# Start of Supplied material
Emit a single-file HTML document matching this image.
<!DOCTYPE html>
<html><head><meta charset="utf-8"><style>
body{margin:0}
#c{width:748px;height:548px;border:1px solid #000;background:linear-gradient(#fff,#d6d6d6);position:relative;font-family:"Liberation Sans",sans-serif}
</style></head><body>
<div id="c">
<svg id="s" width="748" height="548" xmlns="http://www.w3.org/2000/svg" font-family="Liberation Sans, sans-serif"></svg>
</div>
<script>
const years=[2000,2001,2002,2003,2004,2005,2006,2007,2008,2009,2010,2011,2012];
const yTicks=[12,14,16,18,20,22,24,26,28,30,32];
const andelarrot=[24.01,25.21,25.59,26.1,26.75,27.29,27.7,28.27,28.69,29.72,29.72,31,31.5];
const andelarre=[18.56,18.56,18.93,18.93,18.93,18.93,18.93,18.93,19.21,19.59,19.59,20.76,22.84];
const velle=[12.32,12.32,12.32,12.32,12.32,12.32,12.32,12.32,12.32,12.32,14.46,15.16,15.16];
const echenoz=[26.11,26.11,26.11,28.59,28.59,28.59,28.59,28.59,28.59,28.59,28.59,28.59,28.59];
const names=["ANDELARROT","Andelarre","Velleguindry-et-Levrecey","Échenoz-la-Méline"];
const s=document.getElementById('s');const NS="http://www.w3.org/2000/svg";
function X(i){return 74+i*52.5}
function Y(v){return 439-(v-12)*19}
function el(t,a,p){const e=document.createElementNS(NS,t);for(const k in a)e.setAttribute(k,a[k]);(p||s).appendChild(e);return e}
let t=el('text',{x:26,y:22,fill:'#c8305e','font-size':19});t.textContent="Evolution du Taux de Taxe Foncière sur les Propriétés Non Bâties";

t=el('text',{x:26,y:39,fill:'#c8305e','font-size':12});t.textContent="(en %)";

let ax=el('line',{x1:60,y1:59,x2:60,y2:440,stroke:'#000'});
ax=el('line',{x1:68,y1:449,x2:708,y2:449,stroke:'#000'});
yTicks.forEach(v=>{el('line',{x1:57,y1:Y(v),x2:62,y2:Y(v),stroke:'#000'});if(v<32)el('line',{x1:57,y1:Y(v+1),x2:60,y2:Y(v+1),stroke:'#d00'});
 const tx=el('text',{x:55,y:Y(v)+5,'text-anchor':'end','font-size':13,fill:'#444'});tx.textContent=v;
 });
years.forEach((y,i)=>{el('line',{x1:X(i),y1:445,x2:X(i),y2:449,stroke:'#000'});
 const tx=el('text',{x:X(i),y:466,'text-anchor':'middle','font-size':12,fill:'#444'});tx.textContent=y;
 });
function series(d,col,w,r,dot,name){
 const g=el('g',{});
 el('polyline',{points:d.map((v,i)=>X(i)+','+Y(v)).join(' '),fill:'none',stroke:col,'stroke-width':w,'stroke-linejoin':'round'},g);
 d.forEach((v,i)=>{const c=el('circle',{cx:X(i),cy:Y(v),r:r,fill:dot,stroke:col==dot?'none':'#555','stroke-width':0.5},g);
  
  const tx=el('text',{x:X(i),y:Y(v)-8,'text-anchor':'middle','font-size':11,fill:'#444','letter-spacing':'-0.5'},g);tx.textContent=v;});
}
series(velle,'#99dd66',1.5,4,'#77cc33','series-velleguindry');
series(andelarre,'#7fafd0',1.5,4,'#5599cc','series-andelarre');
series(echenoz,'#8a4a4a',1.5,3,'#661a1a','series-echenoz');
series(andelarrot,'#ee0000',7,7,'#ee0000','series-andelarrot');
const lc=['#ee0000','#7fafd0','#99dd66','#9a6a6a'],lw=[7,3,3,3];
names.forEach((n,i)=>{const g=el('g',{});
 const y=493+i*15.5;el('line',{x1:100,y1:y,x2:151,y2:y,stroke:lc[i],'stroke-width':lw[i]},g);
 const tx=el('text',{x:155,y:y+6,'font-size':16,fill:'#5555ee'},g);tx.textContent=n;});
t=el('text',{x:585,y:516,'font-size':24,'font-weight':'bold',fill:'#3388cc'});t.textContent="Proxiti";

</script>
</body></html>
# End of Supplied material
-- Your objective --
Each line of the listing above should be output exactly.

-- Solution to the exercise --
Emit a single-file HTML document matching this image.
<!DOCTYPE html>
<html><head><meta charset="utf-8"><style>
body{margin:0}
#c{width:748px;height:548px;border:1px solid #000;background:linear-gradient(#fff,#d6d6d6);position:relative;font-family:"Liberation Sans",sans-serif}
</style></head><body>
<div id="c">
<svg id="s" width="748" height="548" xmlns="http://www.w3.org/2000/svg" font-family="Liberation Sans, sans-serif"></svg>
</div>
<script>
const years=[2000,2001,2002,2003,2004,2005,2006,2007,2008,2009,2010,2011,2012];
const yTicks=[12,14,16,18,20,22,24,26,28,30,32];
const andelarrot=[24.01,25.21,25.59,26.1,26.75,27.29,27.7,28.27,28.69,29.72,29.72,31,31.5];
const andelarre=[18.56,18.56,18.93,18.93,18.93,18.93,18.93,18.93,19.21,19.59,19.59,20.76,22.84];
const velle=[12.32,12.32,12.32,12.32,12.32,12.32,12.32,12.32,12.32,12.32,14.46,15.16,15.16];
const echenoz=[26.11,26.11,26.11,28.59,28.59,28.59,28.59,28.59,28.59,28.59,28.59,28.59,28.59];
const names=["ANDELARROT","Andelarre","Velleguindry-et-Levrecey","Échenoz-la-Méline"];
const s=document.getElementById('s');const NS="http://www.w3.org/2000/svg";
function X(i){return 74+i*52.5}
function Y(v){return 439-(v-12)*19}
function el(t,a,p){const e=document.createElementNS(NS,t);for(const k in a)e.setAttribute(k,a[k]);(p||s).appendChild(e);return e}
let t=el('text',{x:26,y:22,fill:'#c8305e','font-size':19});t.textContent="Evolution du Taux de Taxe Foncière sur les Propriétés Non Bâties";

t=el('text',{x:26,y:39,fill:'#c8305e','font-size':12});t.textContent="(en %)";

let ax=el('line',{x1:60,y1:59,x2:60,y2:440,stroke:'#000'});
ax=el('line',{x1:68,y1:449,x2:708,y2:449,stroke:'#000'});
yTicks.forEach(v=>{el('line',{x1:57,y1:Y(v),x2:62,y2:Y(v),stroke:'#000'});if(v<32)el('line',{x1:57,y1:Y(v+1),x2:60,y2:Y(v+1),stroke:'#d00'});
 const tx=el('text',{x:55,y:Y(v)+5,'text-anchor':'end','font-size':13,fill:'#444'});tx.textContent=v;
 });
years.forEach((y,i)=>{el('line',{x1:X(i),y1:445,x2:X(i),y2:449,stroke:'#000'});
 const tx=el('text',{x:X(i),y:466,'text-anchor':'middle','font-size':12,fill:'#444'});tx.textContent=y;
 });
function series(d,col,w,r,dot,name){
 const g=el('g',{});
 el('polyline',{points:d.map((v,i)=>X(i)+','+Y(v)).join(' '),fill:'none',stroke:col,'stroke-width':w,'stroke-linejoin':'round'},g);
 d.forEach((v,i)=>{const c=el('circle',{cx:X(i),cy:Y(v),r:r,fill:dot,stroke:col==dot?'none':'#555','stroke-width':0.5},g);
  
  const tx=el('text',{x:X(i),y:Y(v)-8,'text-anchor':'middle','font-size':11,fill:'#444','letter-spacing':'-0.5'},g);tx.textContent=v;});
}
series(velle,'#99dd66',1.5,4,'#77cc33','series-velleguindry');
series(andelarre,'#7fafd0',1.5,4,'#5599cc','series-andelarre');
series(echenoz,'#8a4a4a',1.5,3,'#661a1a','series-echenoz');
series(andelarrot,'#ee0000',7,7,'#ee0000','series-andelarrot');
const lc=['#ee0000','#7fafd0','#99dd66','#9a6a6a'],lw=[7,3,3,3];
names.forEach((n,i)=>{const g=el('g',{});
 const y=493+i*15.5;el('line',{x1:100,y1:y,x2:151,y2:y,stroke:lc[i],'stroke-width':lw[i]},g);
 const tx=el('text',{x:155,y:y+6,'font-size':16,fill:'#5555ee'},g);tx.textContent=n;});
t=el('text',{x:585,y:516,'font-size':24,'font-weight':'bold',fill:'#3388cc'});t.textContent="Proxiti";

</script>
</body></html>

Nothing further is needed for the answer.